▶ **Exercise brief**:
Take each line containing the word "matplotlib" and copy it.

▶ **Task inputs**:
>>>

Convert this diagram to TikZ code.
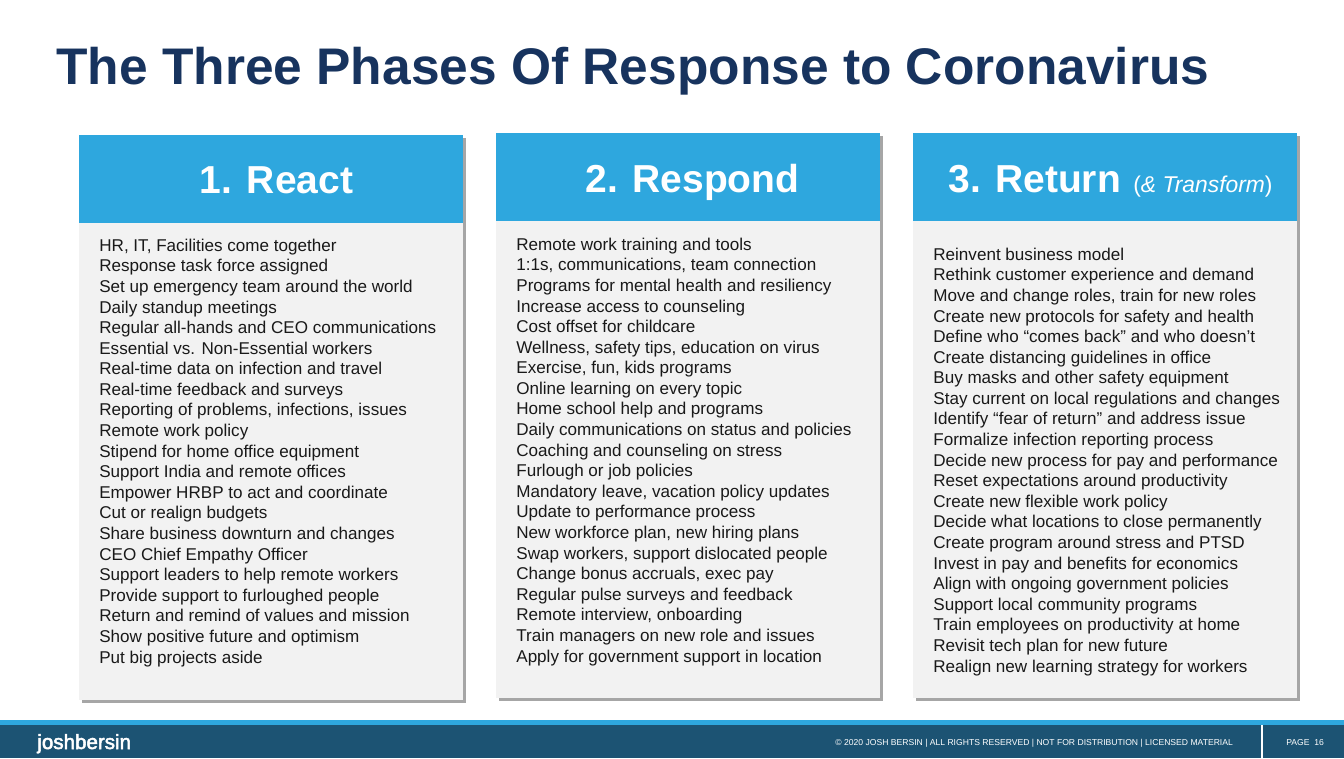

<<<
>>>

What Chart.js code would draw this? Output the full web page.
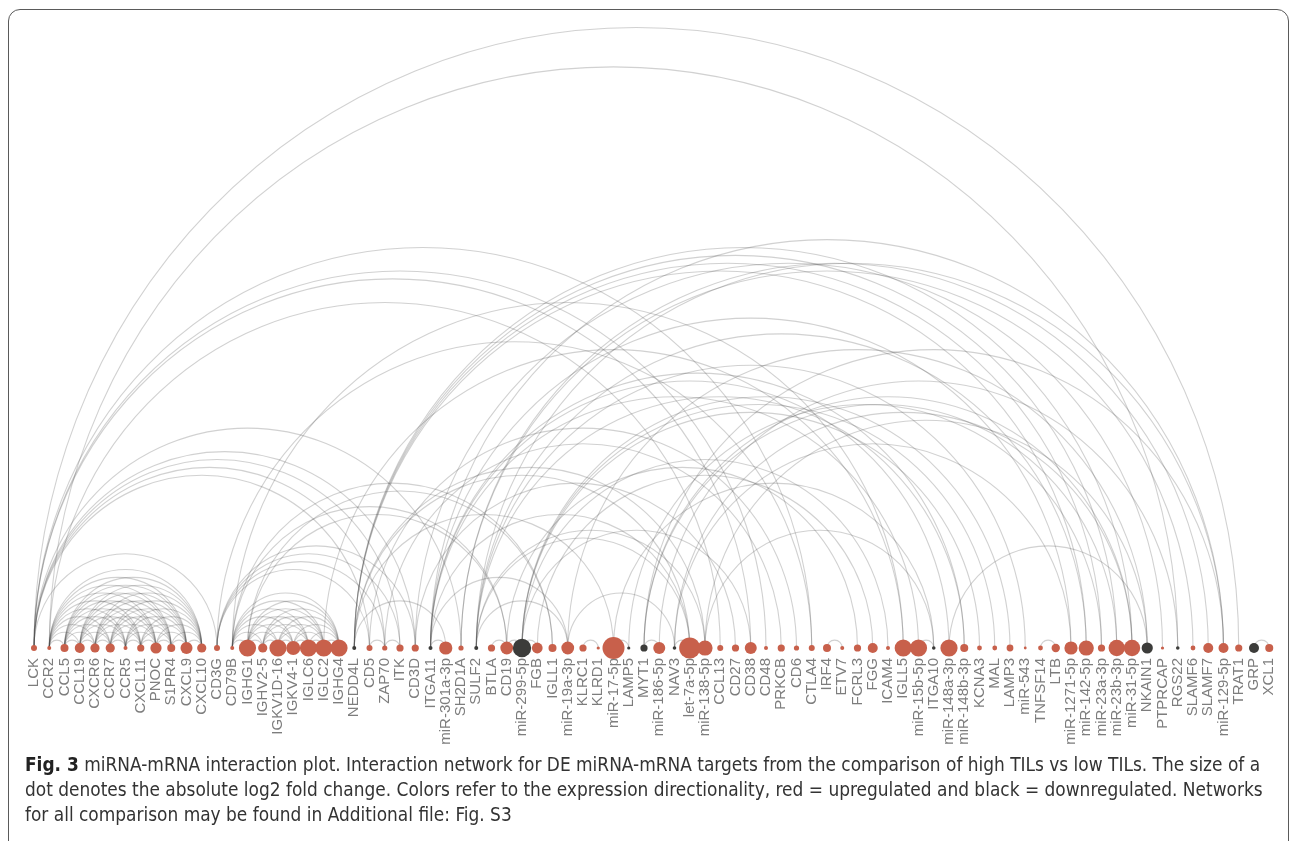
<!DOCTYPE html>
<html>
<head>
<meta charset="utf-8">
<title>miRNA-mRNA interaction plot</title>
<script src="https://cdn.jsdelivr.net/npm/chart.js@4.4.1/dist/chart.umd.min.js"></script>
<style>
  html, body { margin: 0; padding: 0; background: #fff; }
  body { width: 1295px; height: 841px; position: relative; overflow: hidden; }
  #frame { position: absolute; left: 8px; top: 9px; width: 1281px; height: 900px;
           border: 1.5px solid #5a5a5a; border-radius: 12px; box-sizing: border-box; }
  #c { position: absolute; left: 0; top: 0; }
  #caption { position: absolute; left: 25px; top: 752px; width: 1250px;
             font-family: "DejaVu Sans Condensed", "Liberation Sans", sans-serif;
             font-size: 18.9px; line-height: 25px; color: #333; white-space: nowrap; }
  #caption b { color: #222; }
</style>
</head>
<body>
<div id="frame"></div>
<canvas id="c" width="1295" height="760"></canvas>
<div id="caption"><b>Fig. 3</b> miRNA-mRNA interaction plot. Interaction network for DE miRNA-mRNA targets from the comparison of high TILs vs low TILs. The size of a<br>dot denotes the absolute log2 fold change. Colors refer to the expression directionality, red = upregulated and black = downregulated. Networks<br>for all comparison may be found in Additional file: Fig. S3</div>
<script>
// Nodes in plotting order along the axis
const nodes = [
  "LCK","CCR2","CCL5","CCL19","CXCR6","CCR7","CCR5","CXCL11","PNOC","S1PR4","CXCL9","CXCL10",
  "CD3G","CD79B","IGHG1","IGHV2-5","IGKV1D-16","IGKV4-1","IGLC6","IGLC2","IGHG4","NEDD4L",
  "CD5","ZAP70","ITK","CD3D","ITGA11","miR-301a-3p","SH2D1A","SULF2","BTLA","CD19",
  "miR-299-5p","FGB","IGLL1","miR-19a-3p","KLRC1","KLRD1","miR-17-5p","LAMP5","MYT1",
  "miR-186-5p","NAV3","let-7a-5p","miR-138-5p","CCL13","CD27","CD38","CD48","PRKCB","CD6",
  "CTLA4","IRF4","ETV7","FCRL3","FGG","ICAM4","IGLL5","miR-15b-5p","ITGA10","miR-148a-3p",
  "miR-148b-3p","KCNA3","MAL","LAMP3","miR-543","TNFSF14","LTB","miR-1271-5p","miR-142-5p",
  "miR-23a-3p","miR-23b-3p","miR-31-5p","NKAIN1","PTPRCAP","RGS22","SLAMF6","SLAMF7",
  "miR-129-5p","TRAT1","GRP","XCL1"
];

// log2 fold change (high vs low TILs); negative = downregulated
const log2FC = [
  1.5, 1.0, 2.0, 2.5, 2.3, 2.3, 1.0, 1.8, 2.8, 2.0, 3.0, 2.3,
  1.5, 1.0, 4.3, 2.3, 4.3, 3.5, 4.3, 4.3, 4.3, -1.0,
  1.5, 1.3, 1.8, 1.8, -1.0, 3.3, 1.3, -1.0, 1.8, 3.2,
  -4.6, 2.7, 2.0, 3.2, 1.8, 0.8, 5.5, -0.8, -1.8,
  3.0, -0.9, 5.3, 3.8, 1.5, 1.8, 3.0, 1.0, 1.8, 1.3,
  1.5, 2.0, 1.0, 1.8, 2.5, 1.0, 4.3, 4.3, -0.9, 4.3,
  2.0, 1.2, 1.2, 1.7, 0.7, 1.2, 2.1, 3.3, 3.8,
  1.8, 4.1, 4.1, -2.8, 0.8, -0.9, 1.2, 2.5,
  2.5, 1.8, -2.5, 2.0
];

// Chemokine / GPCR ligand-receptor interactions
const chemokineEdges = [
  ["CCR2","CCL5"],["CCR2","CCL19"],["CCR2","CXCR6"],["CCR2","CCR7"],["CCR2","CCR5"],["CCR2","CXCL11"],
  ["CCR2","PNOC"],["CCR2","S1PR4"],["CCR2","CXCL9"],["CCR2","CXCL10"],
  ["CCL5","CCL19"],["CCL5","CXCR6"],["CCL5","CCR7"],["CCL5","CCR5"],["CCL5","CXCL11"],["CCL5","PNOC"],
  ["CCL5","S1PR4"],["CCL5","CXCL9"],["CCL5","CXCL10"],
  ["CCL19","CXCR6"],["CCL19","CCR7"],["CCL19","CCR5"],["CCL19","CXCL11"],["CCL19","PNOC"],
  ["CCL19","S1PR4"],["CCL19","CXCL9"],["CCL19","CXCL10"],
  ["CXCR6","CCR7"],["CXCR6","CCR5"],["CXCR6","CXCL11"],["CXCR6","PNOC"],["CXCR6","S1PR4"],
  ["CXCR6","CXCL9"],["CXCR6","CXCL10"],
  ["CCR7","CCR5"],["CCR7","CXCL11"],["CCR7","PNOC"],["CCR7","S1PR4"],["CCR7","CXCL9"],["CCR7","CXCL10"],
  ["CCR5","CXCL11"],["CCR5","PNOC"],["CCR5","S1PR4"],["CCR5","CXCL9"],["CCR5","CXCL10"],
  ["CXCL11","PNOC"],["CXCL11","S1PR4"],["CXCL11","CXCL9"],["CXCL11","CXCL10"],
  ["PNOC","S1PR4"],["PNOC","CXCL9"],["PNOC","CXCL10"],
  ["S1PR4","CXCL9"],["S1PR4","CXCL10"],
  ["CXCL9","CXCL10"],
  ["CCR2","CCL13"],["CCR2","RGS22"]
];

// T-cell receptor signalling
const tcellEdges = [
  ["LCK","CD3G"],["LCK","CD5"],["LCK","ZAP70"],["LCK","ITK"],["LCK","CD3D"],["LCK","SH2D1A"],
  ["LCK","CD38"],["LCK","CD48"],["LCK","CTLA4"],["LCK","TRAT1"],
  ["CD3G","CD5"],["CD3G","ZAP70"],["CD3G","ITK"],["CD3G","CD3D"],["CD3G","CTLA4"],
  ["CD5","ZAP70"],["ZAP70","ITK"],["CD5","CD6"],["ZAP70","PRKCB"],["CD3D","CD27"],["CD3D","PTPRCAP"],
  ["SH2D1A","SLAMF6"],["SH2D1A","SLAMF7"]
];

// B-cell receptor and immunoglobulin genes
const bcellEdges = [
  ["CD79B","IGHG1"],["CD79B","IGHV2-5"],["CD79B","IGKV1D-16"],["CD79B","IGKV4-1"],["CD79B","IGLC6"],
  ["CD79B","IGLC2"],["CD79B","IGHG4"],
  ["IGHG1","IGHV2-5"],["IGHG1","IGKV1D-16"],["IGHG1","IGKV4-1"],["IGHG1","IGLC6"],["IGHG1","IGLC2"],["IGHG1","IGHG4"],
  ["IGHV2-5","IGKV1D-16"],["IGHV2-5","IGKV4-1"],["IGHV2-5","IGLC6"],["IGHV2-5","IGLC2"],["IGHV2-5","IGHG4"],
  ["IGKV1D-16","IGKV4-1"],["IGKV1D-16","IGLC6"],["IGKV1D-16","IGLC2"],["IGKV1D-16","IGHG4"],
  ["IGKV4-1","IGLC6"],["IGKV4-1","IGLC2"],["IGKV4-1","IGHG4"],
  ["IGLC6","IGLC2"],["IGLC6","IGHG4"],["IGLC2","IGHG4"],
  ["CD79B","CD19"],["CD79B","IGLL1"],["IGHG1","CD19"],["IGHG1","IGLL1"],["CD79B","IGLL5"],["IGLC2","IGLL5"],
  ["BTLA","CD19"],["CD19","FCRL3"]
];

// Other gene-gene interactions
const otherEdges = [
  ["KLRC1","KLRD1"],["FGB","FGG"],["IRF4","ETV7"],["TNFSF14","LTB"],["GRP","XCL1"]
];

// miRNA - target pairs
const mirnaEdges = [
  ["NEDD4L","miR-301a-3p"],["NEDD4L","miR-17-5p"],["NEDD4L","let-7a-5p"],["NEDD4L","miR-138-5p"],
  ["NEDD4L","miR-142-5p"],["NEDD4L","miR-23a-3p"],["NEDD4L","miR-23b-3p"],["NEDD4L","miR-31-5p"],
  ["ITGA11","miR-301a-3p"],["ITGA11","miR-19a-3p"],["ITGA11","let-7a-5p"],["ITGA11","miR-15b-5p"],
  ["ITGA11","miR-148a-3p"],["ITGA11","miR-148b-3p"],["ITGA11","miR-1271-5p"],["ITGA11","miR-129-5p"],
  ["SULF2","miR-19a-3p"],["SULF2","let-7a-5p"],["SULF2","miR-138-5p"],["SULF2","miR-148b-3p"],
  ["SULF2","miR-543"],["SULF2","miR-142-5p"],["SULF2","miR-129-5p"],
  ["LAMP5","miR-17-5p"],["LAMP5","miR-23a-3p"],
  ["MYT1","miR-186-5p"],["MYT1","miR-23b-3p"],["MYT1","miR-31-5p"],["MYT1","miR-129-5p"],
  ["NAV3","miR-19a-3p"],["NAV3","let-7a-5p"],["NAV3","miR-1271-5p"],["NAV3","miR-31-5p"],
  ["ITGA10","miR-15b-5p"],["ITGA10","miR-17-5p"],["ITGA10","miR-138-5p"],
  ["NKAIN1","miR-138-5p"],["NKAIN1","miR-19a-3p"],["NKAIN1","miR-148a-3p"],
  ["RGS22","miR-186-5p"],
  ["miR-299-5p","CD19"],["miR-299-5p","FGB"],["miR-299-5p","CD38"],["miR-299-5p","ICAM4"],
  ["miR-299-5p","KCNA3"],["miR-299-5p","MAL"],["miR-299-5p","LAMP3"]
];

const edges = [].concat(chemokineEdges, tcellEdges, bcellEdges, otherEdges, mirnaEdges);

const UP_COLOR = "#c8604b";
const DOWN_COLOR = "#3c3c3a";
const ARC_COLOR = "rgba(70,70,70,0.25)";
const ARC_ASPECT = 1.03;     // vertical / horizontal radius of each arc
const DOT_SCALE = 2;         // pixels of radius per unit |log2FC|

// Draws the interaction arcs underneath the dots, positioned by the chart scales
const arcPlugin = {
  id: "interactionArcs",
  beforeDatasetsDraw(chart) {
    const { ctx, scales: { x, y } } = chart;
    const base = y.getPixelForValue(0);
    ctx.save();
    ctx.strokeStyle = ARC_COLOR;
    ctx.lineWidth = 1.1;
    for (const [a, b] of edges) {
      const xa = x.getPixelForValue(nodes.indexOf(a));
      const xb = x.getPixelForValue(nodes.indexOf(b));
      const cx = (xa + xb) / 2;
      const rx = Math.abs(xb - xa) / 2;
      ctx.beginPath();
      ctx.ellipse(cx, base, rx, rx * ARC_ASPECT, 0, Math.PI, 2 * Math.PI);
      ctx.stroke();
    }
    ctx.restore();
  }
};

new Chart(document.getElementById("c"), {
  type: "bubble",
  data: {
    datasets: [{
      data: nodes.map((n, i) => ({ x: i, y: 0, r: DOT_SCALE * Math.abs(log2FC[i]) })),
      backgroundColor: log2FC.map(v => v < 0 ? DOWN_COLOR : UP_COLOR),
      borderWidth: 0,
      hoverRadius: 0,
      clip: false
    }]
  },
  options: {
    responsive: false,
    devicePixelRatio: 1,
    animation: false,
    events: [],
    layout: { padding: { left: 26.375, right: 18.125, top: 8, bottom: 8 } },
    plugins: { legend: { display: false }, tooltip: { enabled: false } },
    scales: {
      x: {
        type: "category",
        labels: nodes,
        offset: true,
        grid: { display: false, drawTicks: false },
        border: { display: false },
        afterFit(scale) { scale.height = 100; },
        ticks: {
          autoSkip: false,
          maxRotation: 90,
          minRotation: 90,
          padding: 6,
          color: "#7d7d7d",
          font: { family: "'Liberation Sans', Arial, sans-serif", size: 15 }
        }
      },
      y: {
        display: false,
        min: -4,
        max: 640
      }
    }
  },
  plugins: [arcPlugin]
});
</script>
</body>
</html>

<<<
>>>

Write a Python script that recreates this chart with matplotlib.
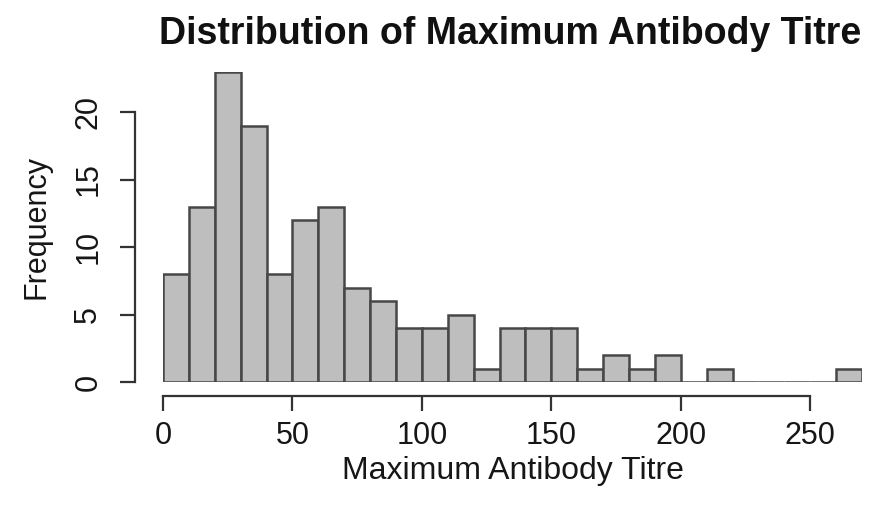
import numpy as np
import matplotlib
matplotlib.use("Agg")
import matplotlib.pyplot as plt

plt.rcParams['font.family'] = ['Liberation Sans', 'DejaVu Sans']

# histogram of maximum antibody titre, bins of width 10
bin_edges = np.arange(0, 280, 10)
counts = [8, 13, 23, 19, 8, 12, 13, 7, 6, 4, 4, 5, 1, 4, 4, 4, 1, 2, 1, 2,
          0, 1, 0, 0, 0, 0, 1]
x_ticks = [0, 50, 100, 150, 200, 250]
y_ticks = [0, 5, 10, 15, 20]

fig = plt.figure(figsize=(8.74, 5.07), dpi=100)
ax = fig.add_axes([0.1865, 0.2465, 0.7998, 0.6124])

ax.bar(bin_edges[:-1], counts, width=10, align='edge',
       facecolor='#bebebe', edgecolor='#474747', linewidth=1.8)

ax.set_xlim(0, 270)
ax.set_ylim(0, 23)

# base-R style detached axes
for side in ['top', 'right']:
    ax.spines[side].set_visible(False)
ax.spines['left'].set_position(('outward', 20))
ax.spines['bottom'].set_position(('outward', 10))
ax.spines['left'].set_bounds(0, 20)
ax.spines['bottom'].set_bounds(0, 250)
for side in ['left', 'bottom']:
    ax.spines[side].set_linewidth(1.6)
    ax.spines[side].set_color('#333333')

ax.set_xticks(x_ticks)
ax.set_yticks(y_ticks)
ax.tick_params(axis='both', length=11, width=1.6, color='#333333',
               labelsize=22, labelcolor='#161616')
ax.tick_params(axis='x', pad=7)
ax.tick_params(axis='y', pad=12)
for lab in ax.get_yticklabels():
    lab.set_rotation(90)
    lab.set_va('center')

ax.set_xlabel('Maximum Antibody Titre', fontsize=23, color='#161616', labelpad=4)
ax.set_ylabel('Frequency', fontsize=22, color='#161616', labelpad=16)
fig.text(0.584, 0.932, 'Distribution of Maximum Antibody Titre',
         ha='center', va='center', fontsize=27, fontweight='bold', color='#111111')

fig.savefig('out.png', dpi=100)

<<<

▶ **Output of the exercise**:
Write a Python script that recreates this chart with matplotlib.
import matplotlib
matplotlib.use("Agg")
import matplotlib.pyplot as plt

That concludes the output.